The defendant insurance companies put forth a number of arguments in their defense, with the most significant one being that some of the insurance companies were not responsible for any contribution payments due to side agreements. These defendants claimed that when they entered into insurance policies with the insured, they also entered into side agreements, known as “fronting agreements.” The side agreements provided that the insured’s parent company agreed to indemnify the insurance companies for all claims, defense costs, and other costs arising out of occurrences covered by the policies.
This case went to a jury trial, where the jury found that due to the side agreements, the parent company and the relevant insurance companies did not intend for the insurers to have a duty to defend or indemnify the claims at issue. Given this finding, the trial court entered a limited judgment that the plaintiff was not entitled to contribution from the insurance companies who had entered into the side agreements. The plaintiff appealed this judgment, arguing that the trial court erred in submitting this question of insurance policy interpretation to the jury. The court of appeals did not address this argument but affirmed the trial court’s judgment on other grounds. The plaintiff petitioned the Oregon Supreme Court for review of this issue and others.
An insurance company can seek contribution from other insurance companies who had a duty to defend an insured and failed to do so. Therefore, in determining if contribution should be granted between insurance companies, it is relevant whether or not the insurance company that failed to take part in the insured’s defense actually had a duty to defend. In Oregon, it is well established that the determination of whether an insurance company has a duty to defend is a matter of law that should be decided by the court and not a jury. When a court is determining if an insurance company has a duty to defend a claim, the court can only look to two documents: the insurance policy and the complaint— because the analysis is confined to these two documents. This is sometimes known as the “eight-corners” rule.
In its opinion the Oregon Supreme Court reemphasized the well-established rules of insurance policy interpretation and made very clear that other agreements, such as side agreements, cannot be considered when determining if the insurer has a duty to defend. When an insurance company issues a policy that covers certain claims, that insurance company cannot escape responsibility to an injured third party, or a co-insurer seeking contribution, because of a side agreement with the policyholder.
In this opinion, the Oregon Supreme Court acknowledged that side agreements are common and can serve a legitimate business purpose for the insurer and the insured.

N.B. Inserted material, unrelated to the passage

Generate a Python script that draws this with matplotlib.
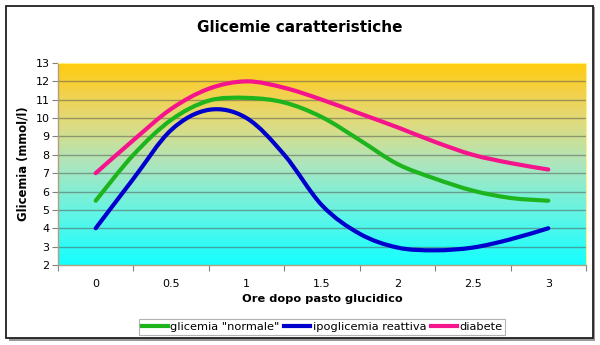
import numpy as np
import matplotlib.pyplot as plt
from matplotlib.path import Path
from matplotlib.patches import PathPatch, Rectangle
from matplotlib.lines import Line2D
from matplotlib.colors import LinearSegmentedColormap

# ore dopo il pasto (ogni quarto d'ora)
ore = [0, 0.25, 0.5, 0.75, 1, 1.25, 1.5, 1.75, 2, 2.25, 2.5, 2.75, 3]

normale = [5.5, 8.0, 9.9, 10.95, 11.1, 10.85, 10.05, 8.8, 7.5, 6.7, 6.05, 5.65, 5.5]
ipo = [4.0, 6.7, 9.35, 10.45, 10.0, 8.0, 5.25, 3.7, 2.95, 2.8, 2.95, 3.4, 4.0]
diabete = [7.0, 8.8, 10.5, 11.6, 12.0, 11.65, 11.0, 10.25, 9.5, 8.7, 8.0, 7.55, 7.2]

serie = [('glicemia "normale"', normale, '#1eb41e'),
         ('ipoglicemia reattiva', ipo, '#0000cc'),
         ('diabete', diabete, '#f5148c')]

xtick_lab = ['0', '0.5', '1', '1.5', '2', '2.5', '3']
ytick_val = list(range(2, 14))


def curva_liscia(x, y):
    # bezier tipo Catmull-Rom, come le linee smussate di Excel
    p = np.column_stack([x, y]).astype(float)
    p = np.vstack([p[0], p, p[-1]])
    verts = [p[1]]
    codes = [Path.MOVETO]
    for i in range(1, len(p) - 2):
        c1 = p[i] + (p[i + 1] - p[i - 1]) / 6
        c2 = p[i + 1] - (p[i + 2] - p[i]) / 6
        verts += [c1, c2, p[i + 1]]
        codes += [Path.CURVE4] * 3
    return Path(verts, codes)


fig = plt.figure(figsize=(6, 3.45), dpi=100)

# cornice esterna con ombra
fig.patches.append(Rectangle((9 / 600, 4 / 345), 586 / 600, 334 / 345, transform=fig.transFigure,
                             facecolor='#9a9a9a', edgecolor='none', zorder=0))
fig.patches.append(Rectangle((6 / 600, 7 / 345), 587 / 600, 332 / 345, transform=fig.transFigure,
                             facecolor='white', edgecolor='#202020', lw=1.3, zorder=1))

ax = fig.add_axes([58 / 600, 80 / 345, 528 / 600, 202 / 345])
ax.set_zorder(2)
ax.set_xlim(-0.25, 3.25)
ax.set_ylim(2, 13)

# sfondo sfumato: oro in alto, ciano in basso
cmap = LinearSegmentedColormap.from_list('sfondo', [
    (0.0, (0.08, 1.0, 1.0)),
    (0.25, (0.38, 0.96, 0.90)),
    (0.5, (0.68, 0.90, 0.74)),
    (0.7, (0.87, 0.86, 0.50)),
    (0.85, (0.95, 0.82, 0.30)),
    (1.0, (1.0, 0.80, 0.05))])
grad = np.linspace(0, 1, 256).reshape(-1, 1)
ax.imshow(grad, aspect='auto', cmap=cmap, origin='lower',
          extent=[-0.25, 3.25, 2, 13], zorder=0)

for v in ytick_val[1:-1]:
    ax.axhline(v, color='#505050', lw=1, alpha=0.5, zorder=1)

for nome, y, col in serie:
    ax.add_patch(PathPatch(curva_liscia(ore, y), facecolor='none', edgecolor=col,
                           lw=3, capstyle='round', joinstyle='round', zorder=3))

ax.set_yticks(ytick_val)
ax.set_yticklabels([str(v) for v in ytick_val], fontsize=8)
ax.set_xticks(np.arange(-0.25, 3.26, 0.5))
ax.set_xticklabels([])
ax.set_xticks(np.arange(0, 3.01, 0.5), minor=True)
ax.set_xticklabels(xtick_lab, minor=True, fontsize=8)
ax.tick_params(axis='x', which='minor', length=0, pad=10)
ax.tick_params(axis='x', which='major', length=4, color='#808080')
ax.tick_params(axis='y', length=4, color='#808080', pad=2)

for s in ['left', 'bottom']:
    ax.spines[s].set_color('#b0a080')
    ax.spines[s].set_linewidth(1)
for s in ['top', 'right']:
    ax.spines[s].set_color('#fff080')
    ax.spines[s].set_linewidth(0.8)

ax.set_xlabel('Ore dopo pasto glucidico', fontsize=8.2, fontweight='bold', labelpad=4)
ax.set_ylabel('Glicemia (mmol/l)', fontsize=8.4, fontweight='bold', labelpad=4)

fig.text(0.5, 1 - 27 / 345, 'Glicemie caratteristiche', ha='center', va='center',
         fontsize=11, fontweight='bold')

handles = [Line2D([], [], color=c, lw=3) for _, _, c in serie]
leg = fig.legend(handles, [n for n, _, _ in serie], loc='center',
                 bbox_to_anchor=(322 / 600, 1 - 327 / 345), ncol=3, fontsize=8.2,
                 frameon=True, fancybox=False, handlelength=2.3, handletextpad=0.2,
                 columnspacing=0.4, borderpad=0.25, borderaxespad=0)
leg.get_frame().set_edgecolor('#a0a0a0')
leg.get_frame().set_linewidth(0.8)

fig.savefig('out.png', dpi=100)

Here, the side agreements “plainly intended” that the insured’s parent company would indemnify the insurers for claims and the costs associated with the defense of those claims. However, in its opinion, the supreme court made very clear that the decision of whether an insurance company has a duty to defend or not can only be made using the insurance policy and the complaint—side agreements are irrelevant to this determination. Therefore, the trial court’s decision to submit both the policies and the side agreements to the jury to determine if the parties intended that the insurer would have a duty to defend was in error. Rather, the question of if the defendant insurance companies had a duty to defend should have been decided by the trial court, based on just the insurance policies and the complaint, without any reference to the side agreements. If the trial court finds that the defendant insurance companies did have a duty to defend against the claims at issue in this case, the defendant insurers will be responsible for contribution to the plaintiff insurance company.
Lastly, the Oregon Supreme Court took issue with how the defendants tried to frame the insurance agreements in this case. The defendants tried to argue that the policies, taken together with the side indemnification agreements, were simply a means of “self-insurance.” The Oregon Supreme Court made clear that this view of insurance agreements, as strictly private business transactions, is not in accordance with the regulatory and legal setting where the transaction occurred. In this case, the insured could not have operated its business without meeting certain mandated insurance requirements. Given these regulations, the parent company had no legal authority to “self-insure” and act as an insurer under state or federal law. Rather the insured had the legal requirement to purchase and maintain insurance from insurers authorized to do business in the state of Oregon.
Ultimately, the Oregon Supreme Court reversed the court of appeals decision. On remand, the supreme court stated that the trial court should decide whether there was a duty to defend based solely on the terms in the insurance policy and the complaint, without referring to the side agreements.
The Big Picture:
Oregon courts have consistently held that an insurer’s duty to defend is strong. However, with this recent Oregon Supreme Court opinion, the duty to defend has only been strengthened. Most significantly, the court held that side agreements relating to an insured’s indemnification of the insurer are irrelevant to the duty to defend determination. Given this, an insurance company may still be responsible for contribution to a co-insurer, even if the insured has agreed to indemnify that insurer for such claims. This seems to be particularly true for industries where insurance is mandated by federal or state regulations.